The net number of consumers who told Fannie Mae surveyors in April they think it is currently a good time to sell a house soared in April.  However, its impact on Fannie Mae's Home Purchase Sentiment Index (HPSI) was muted by lower net responses to some other survey components. 

The HPSI increased 3.5 points to 83.7 after setting a new low in March.  The increase was driven by a 16-point net increase in the net number of respondents to Fannie Mae's National Housing Survey (NHS) who thought it was currently a good time to sell a house.

Despite the spike in that specific response Fannie Mae said overall consumer housing sentiment has remained generally flat.  The HPSI is calculated from responses to six of the more than one hundred questions asked by the monthly NHS.

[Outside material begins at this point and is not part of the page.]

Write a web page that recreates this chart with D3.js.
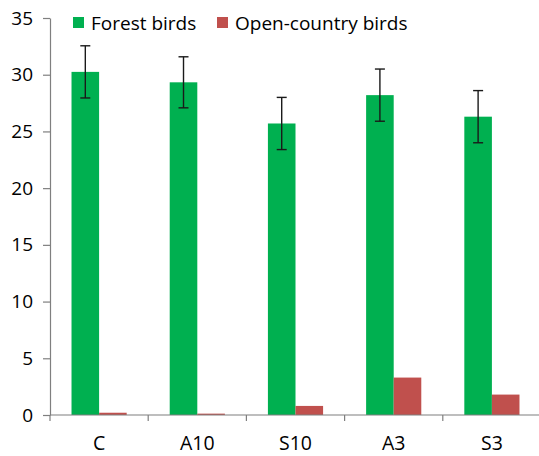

The Good Time to Buy component of the index dipped to an all-time survey low, creating the narrowest gap on record between the Good Time to Buy and Good Time to Sell measures. In addition, although the net share of consumers reporting confidence about not losing their job rose 6 percentage points, the net share of consumers reporting that their income was significantly higher than it was 12 months ago stayed flat from the prior month. The component indicating expectations that home prices will increase rose 3 points and the one measuring expectation that mortgage rates would go down declined by 1.

"We can partially attribute the sizable gain in April in home selling optimism both to a correction for last month's unexpected dip and to typical seasonal strength in housing activity in the spring and summer," said Doug Duncan, senior vice president and chief economist at Fannie Mae. "Even after accounting for these factors, continued tight housing supply has led to renewed strength in home price appreciation, making selling a home a more attractive prospect this year in particular. This improved sentiment could provide an extra boost of much-needed supply for the spring selling season."